Figure scripts
· · · · ·
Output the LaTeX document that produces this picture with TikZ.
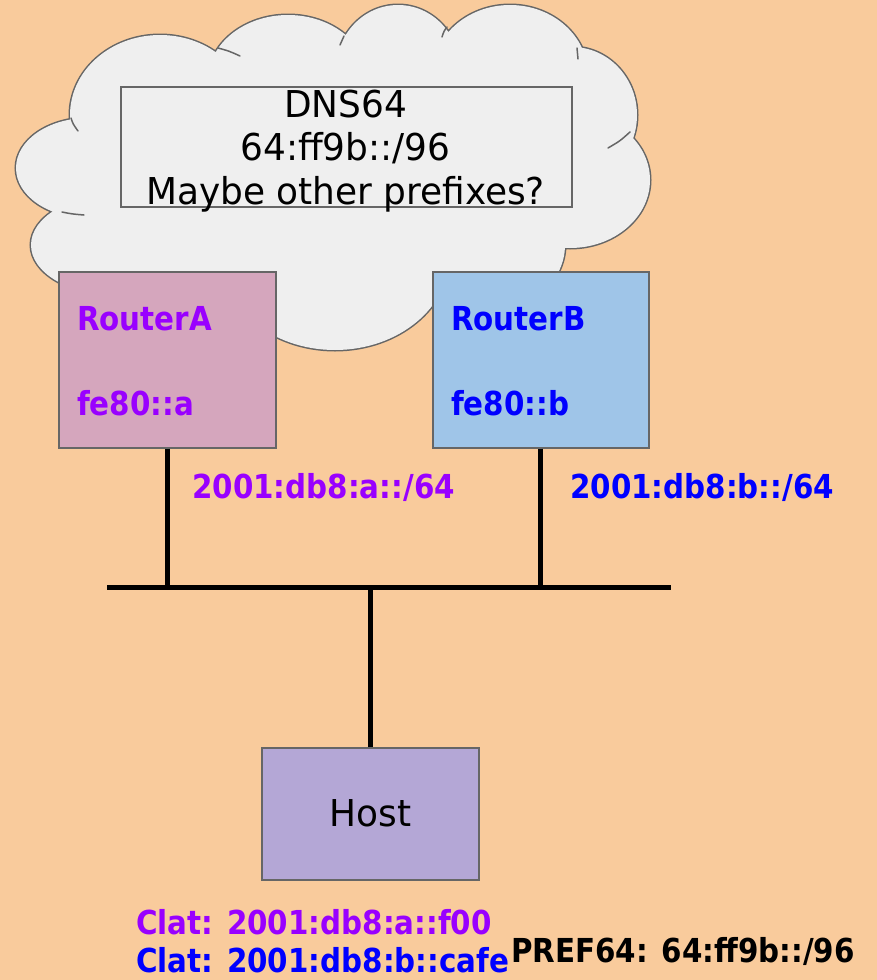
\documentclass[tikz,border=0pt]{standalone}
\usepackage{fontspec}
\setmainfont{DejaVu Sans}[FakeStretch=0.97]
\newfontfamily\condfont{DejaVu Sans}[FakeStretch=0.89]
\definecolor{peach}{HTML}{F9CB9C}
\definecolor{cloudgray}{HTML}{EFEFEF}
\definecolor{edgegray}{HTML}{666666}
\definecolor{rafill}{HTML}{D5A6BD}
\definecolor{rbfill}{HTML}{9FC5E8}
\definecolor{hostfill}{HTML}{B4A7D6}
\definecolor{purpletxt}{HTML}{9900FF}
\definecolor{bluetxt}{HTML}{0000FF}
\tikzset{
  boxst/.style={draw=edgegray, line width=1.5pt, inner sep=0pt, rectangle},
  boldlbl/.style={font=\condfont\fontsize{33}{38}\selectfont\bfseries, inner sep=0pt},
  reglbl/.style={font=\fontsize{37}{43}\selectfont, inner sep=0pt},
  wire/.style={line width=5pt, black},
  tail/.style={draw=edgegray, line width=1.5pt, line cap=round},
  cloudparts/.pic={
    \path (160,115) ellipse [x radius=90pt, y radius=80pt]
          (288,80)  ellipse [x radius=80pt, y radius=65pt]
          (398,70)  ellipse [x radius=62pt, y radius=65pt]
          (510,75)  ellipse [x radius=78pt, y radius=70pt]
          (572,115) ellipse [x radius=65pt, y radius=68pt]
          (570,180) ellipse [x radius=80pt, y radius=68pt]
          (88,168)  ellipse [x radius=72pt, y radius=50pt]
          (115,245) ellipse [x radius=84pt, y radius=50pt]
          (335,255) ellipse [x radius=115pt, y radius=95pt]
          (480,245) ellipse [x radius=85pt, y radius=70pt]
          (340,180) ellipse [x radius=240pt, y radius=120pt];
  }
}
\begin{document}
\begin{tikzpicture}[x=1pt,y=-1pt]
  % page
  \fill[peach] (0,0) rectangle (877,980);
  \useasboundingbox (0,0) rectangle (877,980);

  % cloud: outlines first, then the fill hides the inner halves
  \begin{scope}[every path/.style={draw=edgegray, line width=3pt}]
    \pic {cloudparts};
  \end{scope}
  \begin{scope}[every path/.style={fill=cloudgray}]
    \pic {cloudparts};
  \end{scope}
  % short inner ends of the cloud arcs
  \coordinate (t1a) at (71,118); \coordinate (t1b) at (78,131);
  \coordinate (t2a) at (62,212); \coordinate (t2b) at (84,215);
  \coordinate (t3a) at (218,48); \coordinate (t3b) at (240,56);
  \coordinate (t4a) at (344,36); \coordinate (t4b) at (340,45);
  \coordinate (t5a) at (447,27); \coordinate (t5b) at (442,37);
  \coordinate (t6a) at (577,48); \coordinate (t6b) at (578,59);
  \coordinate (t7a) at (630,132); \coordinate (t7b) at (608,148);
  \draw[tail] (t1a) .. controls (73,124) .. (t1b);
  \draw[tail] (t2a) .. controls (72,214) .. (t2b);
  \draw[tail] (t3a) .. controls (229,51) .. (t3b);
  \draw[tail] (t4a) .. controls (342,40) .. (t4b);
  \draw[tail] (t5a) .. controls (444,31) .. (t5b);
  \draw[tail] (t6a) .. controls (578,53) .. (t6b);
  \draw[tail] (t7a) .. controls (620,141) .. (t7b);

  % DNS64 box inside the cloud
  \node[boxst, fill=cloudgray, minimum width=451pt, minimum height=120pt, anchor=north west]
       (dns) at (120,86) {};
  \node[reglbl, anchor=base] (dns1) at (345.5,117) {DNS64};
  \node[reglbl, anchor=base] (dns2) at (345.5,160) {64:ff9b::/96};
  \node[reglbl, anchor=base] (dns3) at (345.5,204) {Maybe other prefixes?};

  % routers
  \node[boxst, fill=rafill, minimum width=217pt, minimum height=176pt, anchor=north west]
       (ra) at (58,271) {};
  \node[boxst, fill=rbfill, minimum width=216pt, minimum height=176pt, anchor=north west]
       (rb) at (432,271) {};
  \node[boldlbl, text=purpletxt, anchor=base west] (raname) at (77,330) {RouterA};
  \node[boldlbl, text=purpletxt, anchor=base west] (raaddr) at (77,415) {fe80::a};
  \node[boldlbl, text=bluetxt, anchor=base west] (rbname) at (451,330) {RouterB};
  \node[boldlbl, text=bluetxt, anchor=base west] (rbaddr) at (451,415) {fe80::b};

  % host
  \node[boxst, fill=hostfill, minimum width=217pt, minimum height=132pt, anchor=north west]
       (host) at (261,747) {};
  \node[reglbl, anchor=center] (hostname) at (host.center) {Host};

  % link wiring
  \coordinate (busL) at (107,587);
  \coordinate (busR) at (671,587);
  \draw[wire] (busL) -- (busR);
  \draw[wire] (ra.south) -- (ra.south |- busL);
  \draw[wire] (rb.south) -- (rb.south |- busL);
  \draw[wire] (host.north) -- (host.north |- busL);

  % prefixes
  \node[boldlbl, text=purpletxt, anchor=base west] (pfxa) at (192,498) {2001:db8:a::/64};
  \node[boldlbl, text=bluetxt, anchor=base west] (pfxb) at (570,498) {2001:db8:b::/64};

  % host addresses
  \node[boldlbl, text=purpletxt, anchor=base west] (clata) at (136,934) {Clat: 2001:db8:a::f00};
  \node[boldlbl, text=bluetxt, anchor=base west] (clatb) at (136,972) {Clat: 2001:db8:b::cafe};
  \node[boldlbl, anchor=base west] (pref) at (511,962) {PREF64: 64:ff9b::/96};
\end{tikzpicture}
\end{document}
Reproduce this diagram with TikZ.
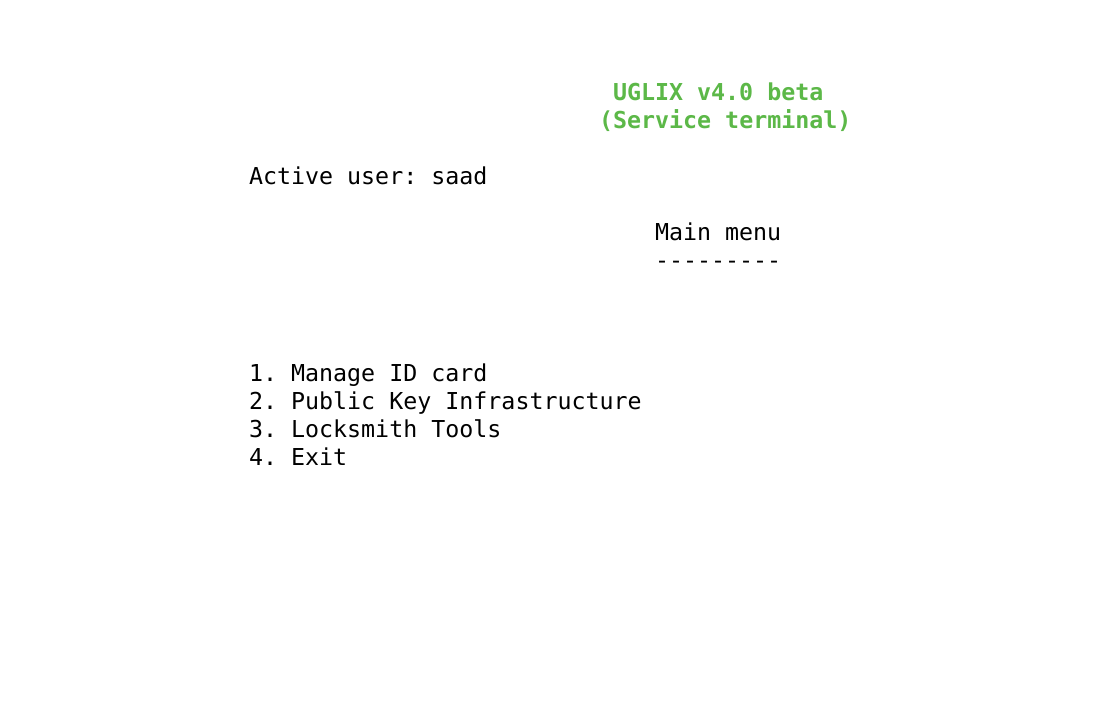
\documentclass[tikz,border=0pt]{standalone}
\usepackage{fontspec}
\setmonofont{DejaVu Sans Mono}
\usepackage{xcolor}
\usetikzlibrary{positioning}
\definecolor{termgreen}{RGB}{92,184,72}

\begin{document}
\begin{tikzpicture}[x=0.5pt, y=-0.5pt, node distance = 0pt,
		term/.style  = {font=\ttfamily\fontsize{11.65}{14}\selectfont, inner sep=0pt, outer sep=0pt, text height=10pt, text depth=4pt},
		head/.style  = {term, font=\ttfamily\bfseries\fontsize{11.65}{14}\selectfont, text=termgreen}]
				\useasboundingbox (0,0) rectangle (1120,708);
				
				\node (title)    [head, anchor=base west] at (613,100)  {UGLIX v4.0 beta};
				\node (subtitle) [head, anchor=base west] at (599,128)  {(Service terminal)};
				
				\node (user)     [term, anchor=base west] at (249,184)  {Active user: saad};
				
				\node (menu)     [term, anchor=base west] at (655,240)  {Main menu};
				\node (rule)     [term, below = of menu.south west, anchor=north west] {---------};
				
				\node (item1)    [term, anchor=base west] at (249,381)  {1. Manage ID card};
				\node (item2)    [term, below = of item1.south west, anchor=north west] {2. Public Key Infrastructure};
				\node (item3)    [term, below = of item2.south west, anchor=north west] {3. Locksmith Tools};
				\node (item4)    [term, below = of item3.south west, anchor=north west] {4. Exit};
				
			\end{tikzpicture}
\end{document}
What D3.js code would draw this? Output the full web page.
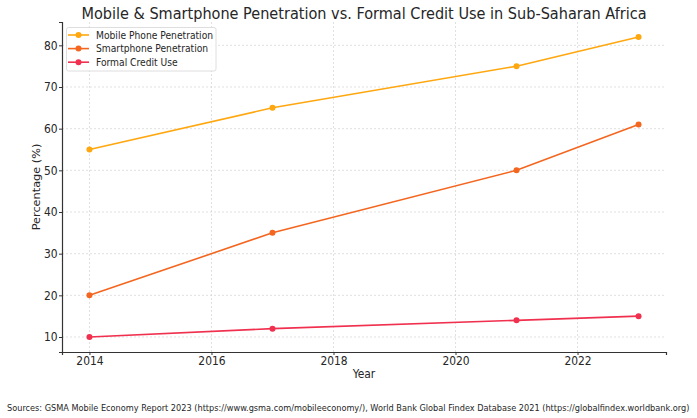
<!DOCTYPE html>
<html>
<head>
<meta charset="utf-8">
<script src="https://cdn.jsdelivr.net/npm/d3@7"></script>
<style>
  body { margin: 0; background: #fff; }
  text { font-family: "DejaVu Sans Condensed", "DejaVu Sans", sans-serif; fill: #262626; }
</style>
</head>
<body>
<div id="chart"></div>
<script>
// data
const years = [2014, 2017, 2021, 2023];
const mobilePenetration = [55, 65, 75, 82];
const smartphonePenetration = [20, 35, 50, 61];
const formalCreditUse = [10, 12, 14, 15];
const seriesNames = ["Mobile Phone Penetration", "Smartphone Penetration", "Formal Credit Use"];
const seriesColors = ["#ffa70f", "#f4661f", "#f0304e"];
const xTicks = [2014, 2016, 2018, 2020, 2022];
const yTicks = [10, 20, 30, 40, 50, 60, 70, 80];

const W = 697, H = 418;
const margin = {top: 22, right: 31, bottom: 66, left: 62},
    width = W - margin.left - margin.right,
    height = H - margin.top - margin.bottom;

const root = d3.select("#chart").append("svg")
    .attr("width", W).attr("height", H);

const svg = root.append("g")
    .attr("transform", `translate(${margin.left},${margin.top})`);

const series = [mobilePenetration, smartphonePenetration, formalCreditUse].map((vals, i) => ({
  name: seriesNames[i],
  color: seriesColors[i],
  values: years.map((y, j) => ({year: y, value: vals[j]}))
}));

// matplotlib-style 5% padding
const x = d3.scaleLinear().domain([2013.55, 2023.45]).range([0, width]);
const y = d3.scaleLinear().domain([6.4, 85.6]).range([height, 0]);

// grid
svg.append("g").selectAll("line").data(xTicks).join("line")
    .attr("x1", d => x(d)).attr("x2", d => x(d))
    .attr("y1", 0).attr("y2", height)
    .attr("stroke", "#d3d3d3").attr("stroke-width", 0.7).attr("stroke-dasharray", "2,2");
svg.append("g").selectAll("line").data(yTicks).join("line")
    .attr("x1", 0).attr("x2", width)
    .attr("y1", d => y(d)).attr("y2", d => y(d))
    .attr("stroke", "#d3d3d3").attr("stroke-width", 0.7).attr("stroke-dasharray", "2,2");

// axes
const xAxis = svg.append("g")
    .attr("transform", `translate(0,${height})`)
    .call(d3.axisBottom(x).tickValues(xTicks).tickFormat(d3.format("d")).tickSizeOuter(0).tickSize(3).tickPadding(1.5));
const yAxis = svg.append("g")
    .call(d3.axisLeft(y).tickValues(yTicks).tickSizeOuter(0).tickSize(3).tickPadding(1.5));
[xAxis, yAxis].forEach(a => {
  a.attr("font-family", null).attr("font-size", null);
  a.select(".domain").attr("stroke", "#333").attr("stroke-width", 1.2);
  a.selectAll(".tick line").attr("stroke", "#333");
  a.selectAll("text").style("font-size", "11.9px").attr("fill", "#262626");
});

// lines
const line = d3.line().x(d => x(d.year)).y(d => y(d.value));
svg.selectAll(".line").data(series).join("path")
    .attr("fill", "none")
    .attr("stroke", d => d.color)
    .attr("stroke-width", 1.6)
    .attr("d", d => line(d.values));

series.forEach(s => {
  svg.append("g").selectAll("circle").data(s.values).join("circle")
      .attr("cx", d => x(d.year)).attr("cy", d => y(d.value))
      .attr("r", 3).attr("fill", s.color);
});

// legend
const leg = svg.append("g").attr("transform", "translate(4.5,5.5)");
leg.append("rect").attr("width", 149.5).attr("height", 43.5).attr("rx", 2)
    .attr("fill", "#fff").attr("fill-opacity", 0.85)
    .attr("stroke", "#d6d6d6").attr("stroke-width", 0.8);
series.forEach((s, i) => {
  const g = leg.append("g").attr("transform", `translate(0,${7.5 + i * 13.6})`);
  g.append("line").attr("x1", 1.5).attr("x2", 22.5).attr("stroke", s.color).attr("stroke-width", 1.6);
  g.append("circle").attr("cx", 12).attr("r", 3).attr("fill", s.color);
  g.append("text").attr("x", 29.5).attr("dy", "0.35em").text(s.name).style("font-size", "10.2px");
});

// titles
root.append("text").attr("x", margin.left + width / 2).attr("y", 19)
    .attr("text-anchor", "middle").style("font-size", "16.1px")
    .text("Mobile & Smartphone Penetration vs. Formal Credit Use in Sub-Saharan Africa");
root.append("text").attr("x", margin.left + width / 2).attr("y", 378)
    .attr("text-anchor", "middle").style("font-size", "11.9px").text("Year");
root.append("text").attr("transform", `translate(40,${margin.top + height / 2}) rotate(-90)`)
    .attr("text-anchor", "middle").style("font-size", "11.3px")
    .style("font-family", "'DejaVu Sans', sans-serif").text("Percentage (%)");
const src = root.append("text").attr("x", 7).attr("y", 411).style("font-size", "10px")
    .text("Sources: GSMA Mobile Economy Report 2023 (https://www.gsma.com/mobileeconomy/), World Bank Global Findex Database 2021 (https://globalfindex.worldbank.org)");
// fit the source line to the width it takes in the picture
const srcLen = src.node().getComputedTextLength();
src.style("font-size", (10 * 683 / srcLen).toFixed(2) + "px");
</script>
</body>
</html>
· · · · ·
Scan the data for the word "this" and copy every line where it shows up.

Output the LaTeX document that produces this picture with TikZ.
Reproduce this diagram with TikZ.
What D3.js code would draw this? Output the full web page.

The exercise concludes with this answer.